### Instructions to follow
Provide a single number: the count of lines containing the string "this".

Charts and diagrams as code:
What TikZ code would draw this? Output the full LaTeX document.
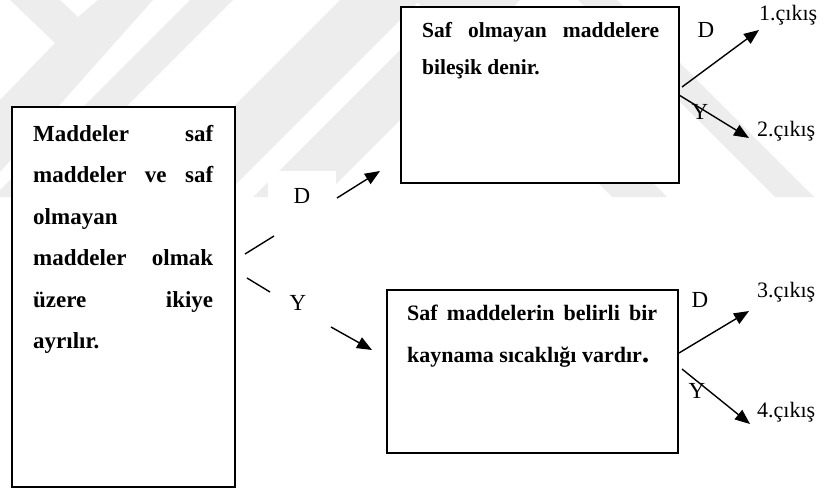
\documentclass[tikz,border=0pt]{standalone}
\usepackage{fontspec}
\setmainfont{Liberation Serif}
\usetikzlibrary{arrows.meta}
\begin{document}
\begin{tikzpicture}[x=1pt,y=-1pt,
  box/.style={draw=black, line width=1.8pt, fill=white, inner sep=0pt},
  boxtext/.style={anchor=base west, inner sep=0pt},
  lbl/.style={anchor=base, inner sep=0pt, font=\fontsize{23}{23}\selectfont},
  outlbl/.style={anchor=base west, inner sep=0pt, font=\fontsize{22}{22}\selectfont},
  link/.style={line width=1.4pt},
  arr/.style={line width=1.4pt, -{Triangle[length=15pt,width=12pt]}},
  wmark/.style={fill=black!7, draw=none}
]
\useasboundingbox (0,0) rectangle (824,488);
\fill[white] (0,0) rectangle (824,488);

% faint background logo stripes
\begin{scope}
  \clip (0,0) rectangle (824,197);
  \fill[wmark] (10,0) -- (60,0) -- (78,17) -- (98,0) -- (153,0) -- (0,172) -- (0,100) -- (55,43) -- cycle;
  \fill[wmark] (190,0) -- (233,0) -- (36,197) -- (-7,197) -- cycle;
  \fill[wmark] (340,0) -- (420,0) -- (223,197) -- (143,197) -- cycle;
  \fill[wmark] (450,0) -- (520,0) -- (323,197) -- (253,197) -- cycle;
  \fill[wmark] (415,0) -- (470,0) -- (667,197) -- (612,197) -- cycle;
  \fill[wmark] (578,0) -- (617,0) -- (814,197) -- (775,197) -- cycle;
\end{scope}

% boxes
\node[box, minimum width=223pt, minimum height=380pt] (root) at (123.5,297) {};
\node[box, minimum width=278pt, minimum height=176pt] (upper) at (540,95) {};
\node[box, minimum width=291pt, minimum height=163pt] (lower) at (532.5,371.5) {};

% box texts
\node[boxtext] (roottxt) at (33,141) {\parbox[t]{180pt}{\fontsize{23}{41.5}\selectfont\bfseries
  Maddeler\hfill saf\\
  maddeler\hfill ve\hfill saf\\
  olmayan\\
  maddeler\hfill olmak\\
  üzere\hfill ikiye\\
  ayrılır.}};
\node[boxtext] (uppertxt) at (422,37) {\parbox[t]{237pt}{\fontsize{21.5}{37}\selectfont\bfseries
  Saf\hfill olmayan\hfill maddelere\\
  bileşik denir.}};
\node[boxtext] (lowertxt) at (407,320) {\parbox[t]{250pt}{\fontsize{22}{42}\selectfont\bfseries
  Saf\hfill maddelerin\hfill belirli\hfill bir\\
  kaynama sıcaklığı vardır{\fontsize{30}{30}\selectfont.}}};

% connector end points
\coordinate (dA) at (245,254);
\coordinate (dB) at (274,236);
\coordinate (dC) at (337,198);
\coordinate (dT) at (380,171);
\coordinate (yA) at (247,278);
\coordinate (yB) at (270,292);
\coordinate (yC) at (331,327);
\coordinate (yT) at (372,350);
\coordinate (u1s) at (682,87);
\coordinate (u1t) at (759,30);
\coordinate (u2s) at (679,95);
\coordinate (u2t) at (749,138);
\coordinate (l3s) at (679,353);
\coordinate (l3t) at (749,311);
\coordinate (l4s) at (682,369);
\coordinate (l4t) at (750,424);

% branch labels
\node[lbl, fill=white, inner xsep=26pt, text height=32pt] (dmid) at (302,203) {D};
\node[lbl] (ymid) at (298,310) {Y};
\node[lbl] (dup) at (706,37) {D};
\node[lbl] (yup) at (700,119) {Y};
\node[lbl] (dlow) at (700,307) {D};
\node[lbl] (ylow) at (697,398) {Y};

% connectors
\draw[link] (dA) -- (dB);
\draw[arr] (dC) -- (dT);
\draw[link] (yA) -- (yB);
\draw[arr] (yC) -- (yT);
\draw[arr] (u1s) -- (u1t);
\draw[arr] (u2s) -- (u2t);
\draw[arr] (l3s) -- (l3t);
\draw[arr] (l4s) -- (l4t);

% outputs
\node[outlbl] (out1) at (759,20) {1.çıkış};
\node[outlbl] (out2) at (757,136) {2.çıkış};
\node[outlbl] (out3) at (757,297) {3.çıkış};
\node[outlbl] (out4) at (757,417) {4.çıkış};
\end{tikzpicture}
\end{document}
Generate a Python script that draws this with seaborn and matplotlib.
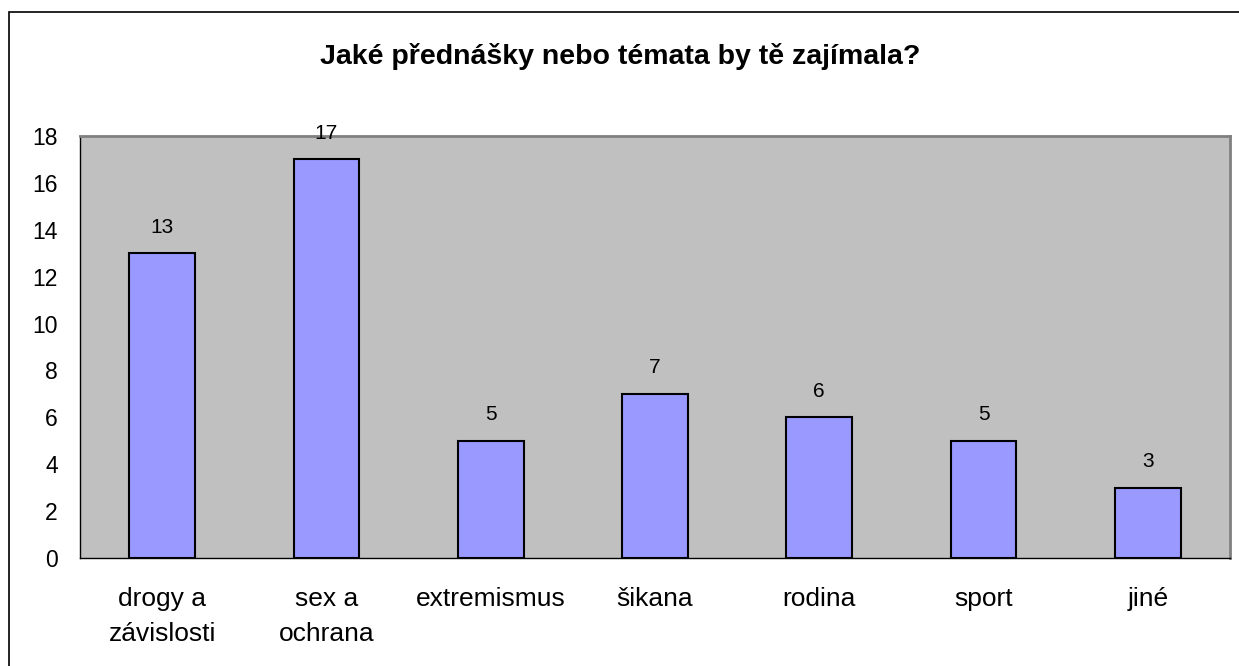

### Exercise response
2